Abstract. The management of sediment and other non-point source (NPS) pollution has proven difficult, and requires a sound understanding of particle movement through the drainage system. The primary objective of this investigation was to obtain an understanding of NPS sediment source(s), transport, and storage within the Mkabela Basin, a representative agricultural catchment within the KwaZulu–Natal Midlands of eastern South Africa, by combining geomorphic, hydrologic and geochemical fingerprinting analyses.

The Mkabela Basin can be subdivided into three distinct subcatchments that differ in their ability to transport and store sediment along the axial valley. Headwater (upper catchment) areas are characterized by extensive wetlands that act as significant sediment sinks. Mid-catchment areas, characterized by higher relief and valley gradients, exhibit few wetlands, but rather are dominated by a combination of alluvial and bedrock channels that are conducive to sediment transport. The lower catchment exhibits a low-gradient alluvial channel that is boarded by extensive riparian wetlands that accumulate large quantities of sediment (and NPS pollutants).

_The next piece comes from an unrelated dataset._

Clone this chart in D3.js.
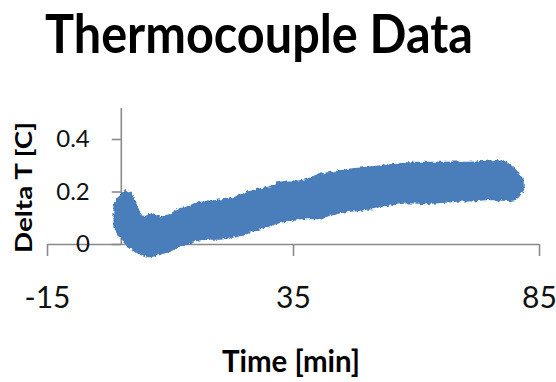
<!DOCTYPE html>
<html>
<head>
<meta charset="utf-8">
<script src="https://cdn.jsdelivr.net/npm/d3@7"></script>
<style>
  body { margin: 0; background: #fff; }
  svg { display: block; font-family: Lato, "Open Sans", sans-serif; }
</style>
</head>
<body>
<script>
// thermocouple band: time [min], top and bottom edge of the cloud [C]
var times = [-1.2, -0.6, 0, 0.8, 1.8, 2.8, 3.9, 4.9, 5.9, 8, 10, 12, 14, 16, 18, 20, 22, 24, 26, 28, 30,
  32, 34, 36, 38, 40, 42, 44, 46, 48, 50, 52, 54, 56, 58, 60, 62, 64, 66, 68, 70, 72, 74, 76, 78, 79.5, 80.6, 81.6];
var upper = [0.15, 0.175, 0.18, 0.20, 0.19, 0.16, 0.11, 0.10, 0.11, 0.10, 0.11, 0.13, 0.14, 0.155, 0.157, 0.164, 0.167, 0.18, 0.194, 0.206, 0.213,
  0.23, 0.236, 0.236, 0.244, 0.258, 0.268, 0.273, 0.28, 0.285, 0.289, 0.292, 0.298, 0.30, 0.306, 0.308, 0.308, 0.308, 0.308, 0.309, 0.308, 0.309, 0.311, 0.314, 0.31, 0.29, 0.27, 0.245];
var lower = [0.065, 0.045, 0.027, 0.01, -0.01, -0.02, -0.035, -0.04, -0.045, -0.035, -0.023, -0.004, 0.005, 0.02, 0.022, 0.022, 0.027, 0.034, 0.046, 0.06, 0.072,
  0.084, 0.091, 0.099, 0.10, 0.10, 0.11, 0.12, 0.128, 0.13, 0.136, 0.14, 0.15, 0.155, 0.16, 0.16, 0.157, 0.16, 0.163, 0.166, 0.168, 0.168, 0.172, 0.172, 0.17, 0.17, 0.18, 0.205];

var xTicks = [-15, 35, 85];
var yTicks = [0, 0.2, 0.4];
var yTickLabels = ["0", "0.2", "0.4"];

var width = 556, height = 382;

var svg = d3.select("body").append("svg")
    .attr("width", width)
    .attr("height", height);

// jagged edge like a cloud of markers
var defs = svg.append("defs");
var filt = defs.append("filter").attr("id", "rough")
    .attr("x", "-5%").attr("y", "-20%").attr("width", "110%").attr("height", "140%");
filt.append("feTurbulence").attr("type", "fractalNoise").attr("baseFrequency", 0.3)
    .attr("numOctaves", 2).attr("seed", 3).attr("result", "noise");
filt.append("feDisplacementMap").attr("in", "SourceGraphic").attr("in2", "noise")
    .attr("scale", 4.5).attr("xChannelSelector", "R").attr("yChannelSelector", "G")
    .attr("result", "disp");
filt.append("feGaussianBlur").attr("in", "disp").attr("stdDeviation", 0.5);

var x = d3.scaleLinear().domain([-15, 85]).range([47, 539]);
var y = d3.scaleLinear().domain([0, 0.52]).range([244, 107.5]);

// x axis sits at y = 0
var xAxis = svg.append("g")
    .attr("transform", "translate(0," + y(0) + ")")
    .call(d3.axisBottom(x).tickValues(xTicks).tickSize(12).tickSizeOuter(0).tickPadding(31)
      .tickFormat(function(d) { return d; }));

var yAxis = svg.append("g")
    .attr("transform", "translate(" + x(0) + ",0)")
    .call(d3.axisLeft(y).tickValues(yTicks).tickSize(9).tickSizeOuter(0).tickPadding(22)
      .tickFormat(function(d, i) { return yTickLabels[i]; }));

svg.selectAll(".domain, .tick line")
    .attr("stroke", "#8a8a8a")
    .attr("stroke-width", 1.6);

xAxis.selectAll("text")
    .attr("fill", "#111")
    .style("font-size", "30px")
    .style("font-family", "Lato, 'Open Sans', sans-serif");

yAxis.selectAll("text")
    .attr("fill", "#111")
    .style("font-size", "24px")
    .style("font-family", "Lato, 'Open Sans', sans-serif");

// the data cloud
var band = d3.area()
    .x(function(d, i) { return x(times[i]); })
    .y0(function(d, i) { return y(lower[i]); })
    .y1(function(d) { return y(d); })
    .curve(d3.curveMonotoneX);

svg.append("path")
    .datum(upper)
    .attr("d", band)
    .attr("fill", "#4a7ebb")
    .attr("stroke", "#4a7ebb")
    .attr("stroke-width", 3)
    .attr("stroke-linejoin", "round")
    .attr("filter", "url(#rough)");

// titles
svg.append("text")
    .attr("x", 259)
    .attr("y", 53)
    .attr("text-anchor", "middle")
    .attr("textLength", 428)
    .attr("lengthAdjust", "spacingAndGlyphs")
    .style("font-size", "53px")
    .style("font-weight", "bold")
    .attr("fill", "#000")
    .text("Thermocouple Data");

svg.append("text")
    .attr("x", 291)
    .attr("y", 372)
    .attr("text-anchor", "middle")
    .attr("textLength", 138)
    .attr("lengthAdjust", "spacingAndGlyphs")
    .style("font-size", "30px")
    .style("font-weight", "bold")
    .attr("fill", "#000")
    .text("Time [min]");

svg.append("text")
    .attr("transform", "translate(32,187.5) rotate(-90)")
    .attr("text-anchor", "middle")
    .attr("textLength", 131)
    .attr("lengthAdjust", "spacingAndGlyphs")
    .style("font-size", "23.5px")
    .style("font-weight", "bold")
    .attr("fill", "#000")
    .text("Delta T [C]");
</script>
</body>
</html>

Fingerprinting studies suggest that silt- and clay-rich layers found within wetland and reservoir deposits of the upper and upper-mid subcatchments are derived from the erosion of fine-grained, valley bottom soils frequently utilized as vegetable fields. Coarser-grained deposits within these wetlands and reservoirs result from the erosion of sandier hillslope soils extensively utilized for sugar cane, during relatively high magnitude runoff events that are capable of transporting sand-sized sediment off the slopes. Thus, the source of sediment to the axial valley varies as a function of sediment size and runoff magnitude. Sediment export from upper to lower catchment areas was limited until the early 1990s, in part because the upper catchment wetlands were hydrologically disconnected from lower parts of the watershed during low to moderate flood events. The construction of a drainage ditch through a previously unchanneled wetland altered the hydrologic connectivity of the catchment, allowing sediment to be transported from the headwaters to the lower basin where much of it was deposited within riparian wetlands. The axial drainage system is now geomorphically and hydrologically connected during events capable of overflowing dams located throughout the study basin. The study indicates that increased valley connectivity partly negated the positive benefits of controlling sediment/nutrient exports from the catchment by means of upland based, best management practices.